A Polícia Federal e o Exército acumulam atritos desde o período de transição do governo Lula, que envolveram a segurança do presidente e as investigações do 8 de janeiro, além da participação do ex-presidente Jair Bolsonaro (PL) e de militares em atos que questionaram o resultado eleitoral de 2022.

Os desgastes aumentaram na disputa entre militares e policiais pela segurança presidencial e com operações da PF contra oficiais.

Para evitar que o impasse do comando da operação militar fosse elevado a nova crise entre as instituições, o governo Lula criou, informalmente, um comitê composto por membros da Defesa e da Justiça para acompanhar as ações da GLO e discutir os rumos da operação.

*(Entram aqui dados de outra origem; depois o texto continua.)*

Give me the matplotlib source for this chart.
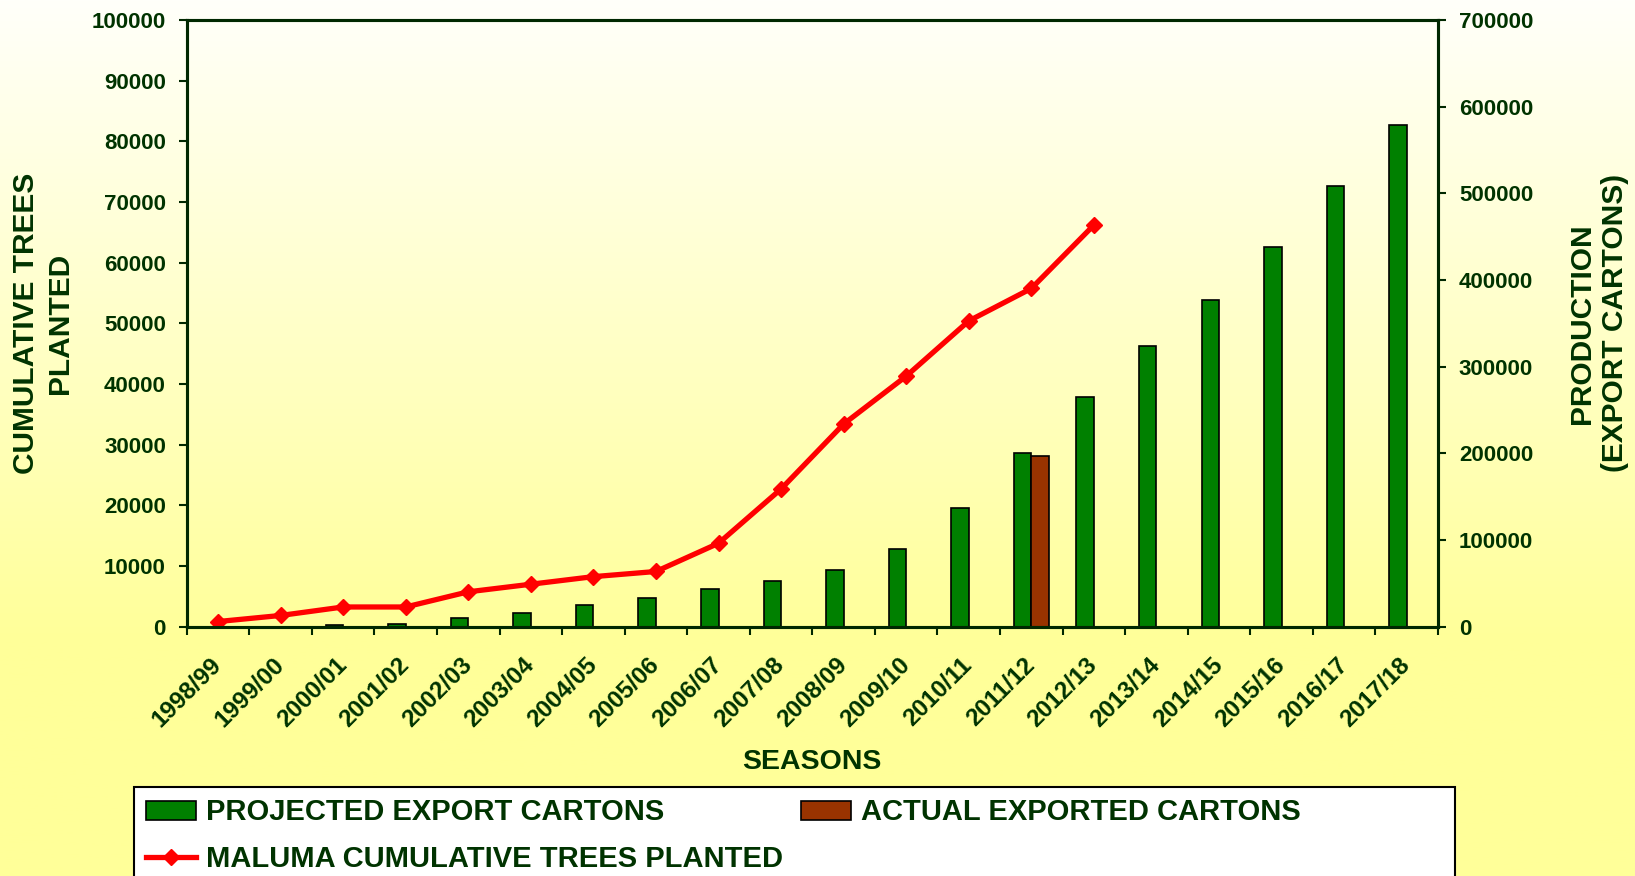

A primeira reunião do grupo, porém, já foi marcada por tensão. O vice-almirante Paulo Renato Rohwer, do Estado-Maior Conjunto das Forças Armadas, e o secretário-executivo do Ministério da Justiça, Ricardo Cappelli, trocaram farpas. As reclamações sobre a postura do militar chegaram a Múcio, que o retirou do colegiado.

Em nota, o Ministério da Defesa disse que "o comando da operação [de GLO] é militar" e que leis e decretos "preveem a transferência do controle operacional dos órgãos de segurança pública quando necessário ao desenvolvimento das ações".

A pasta da Justiça, por outro lado, refutou a proeminência militar na operação. "A coordenação é compartilhada, com reuniões semanais entre as equipes", rebateu.

Os documentos obtidos pela Folha ainda mostram que as equipes técnicas dos dois ministérios discutiram sobre dois artigos que tratavam de temas tecnicamente desnecessários para a redação do decreto.

Um desses artigos tratava sobre o fortalecimento do emprego de militares na faixa de fronteira, o que já ocorre mediante decisão dos comandos militares; outro estabelecia prazo para que o governo criasse plano para modernizar a tecnologia usada nas operações contra o tráfico de drogas.

Uma nota técnica da SAJ (Secretaria Especial para Assuntos Jurídicos) concluiu que os dois pontos eram considerados "tecnicamente dispensáveis" para o decreto, mas foram incluídos pela Presidência da República por "opção política".